Mayer Hawthorne: Io e Peanut Butter Wolf abbiamo litigato e alla fine ci siamo presi a mazzate, ciascuno cercava di mettere l’altro ko… (ride) Ovviamente scherzo. Io amo la Stones Throw, mi sento ancora parte della crew e porterò sempre alta la loro bandiera. Però per me era il momento di provare ad allargare la mia audience, e la Universal Republic ha condiviso davvero la mia visione: non hanno cercato di cambiare la mia musica e trasformarla in qualcos’altro, anzi, hanno capito il mio progetto e hanno deciso di aiutarmi a ingrandirlo. È la prima volta che mi trovo a lavorare con una major, e finora è stato grandioso; ero molto riluttante e spaventato all’inizio, pensavo che avrei perso tutto il controllo creativo. In giro si sentono un sacco di storie orribili riguardo a questo tipo di situazione. Per ora però va tutto a meraviglia, e spero che continui così.

B: Tu suoni praticamente qualsiasi strumento e sei perfino un sound designer, oltre che un cantante, un compositore e un produttore. Come si fa a diventare così versatili?

M.H.: Bella domanda! (ride) Soprattutto provando e riprovando. Suonare è la cosa che mi piace di più, ma non ho nessuna istruzione: non ho studiato musica in nessuna scuola, per intenderci. La mia è più che altro passione. La maggior parte degli strumenti che suono, non li suono poi così bene, ma per me è parte della sfida e del divertimento. Mi piace spronare me stesso a imparare cose nuove e a migliorarmi.

B: Sei cresciuto a Detroit, la patria della Motown, ai tempi ribattezzata Hitsville USA tanto era musicalmente prolifica. Che tipo di influenza ha un luogo così ricco di tradizione per un musicista soul come te?

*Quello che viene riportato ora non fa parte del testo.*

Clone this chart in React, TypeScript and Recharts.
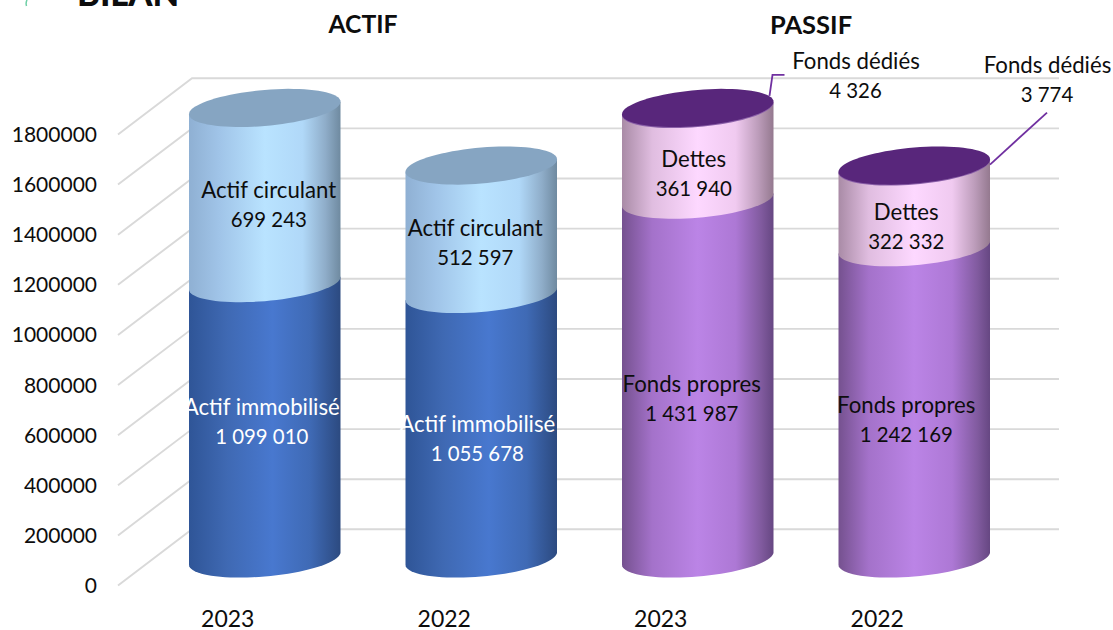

M.H.: Detroit è una città molto creativa, anche perché non ci sono molti lavori disponibili e non girano soldi: credo che questo spinga la gente a tirare fuori il proprio estro e talento, tanto che è pieno di artisti che provengono da lì. Sfortunatamente, però, non c’è una vera industria a supportarli, perciò devono emigrare a Los Angeles come me, o a Londra e a New York. Ovviamente la Motown è una faccenda molto seria laggiù, è la nostra eredità musicale, ma siamo molto fieri anche della techno di Detroit, di Iggy and the Stooges, degli Mc5 e di tutto il rock’n’roll, dei White Stripes… E ovviamente della meravigliosa scena hip hop locale: J Dilla, Eminem e tutti gli altri. C’è anche una scena jazz pazzesca: in pochi si rendono conto che le canzoni della Motown nascono tutte da lì. Negli anni ’60 non esistevano veri e propri musicisti soul, c’era solo gente che suonava jazz, e Berry Gordy (il fondatore dell’etichetta, ndr) reclutava questi artisti eccezionali pescandoli dai vari club e trascinandoli in studio per registrare. È un posto molto vario, e oltretutto è proprio nel bel mezzo degli Stati Uniti, perciò gode delle influenze musicali incrociate di California, New York, Memphis, Florida. È come se tutte queste realtà si scontrassero tra loro nel centro di Detroit. Gli artisti della città sono un gruppo ben assortito e pieno di sfumature, insomma.

B: In effetti la scena hip hop di Detroit è molto particolare, forse è la più sperimentale che ci sia negli Stati Uniti. Tu l’hai frequentata, quando abitavi lì?

M.H.: Sì, bazzicavo molti rappusi genialoidi, creativi e folli! (ride) Ancora oggi frequento parecchi musicisti hip hop, ascolto rap tutti i giorni e lo suono quando mi chiedono di fare il dj a qualche serata. È una parte molto importante della mia musica, ha un’enorme influenza sul mio stile e perfino sul modo in cui vivo la mia vita. Sono cresciuto negli anni ’80 e ’90, non certo nei ’60: non so com’era la situazione quando c’era la Motown, io appartengo alla generazione dell’hip hop ed è la cosa che conosco meglio. Ha avuto un impatto enorme sulla mia esistenza.

B: Sei un grande appassionato di musica di tutti i generi. Se tu dovessi consigliare un album recente che ascolti spesso in questo periodo?

M.H.: Ho il privilegio di avere un artista come Benny Sings (cantante olandese, ndr) che mi accompagna in questo tour ogni sera. Il suo nuovo album, ART, al momento è senz’altro il mio preferito. È incredibile, dategli un ascolto e non ve ne pentirete, ve lo garantisco.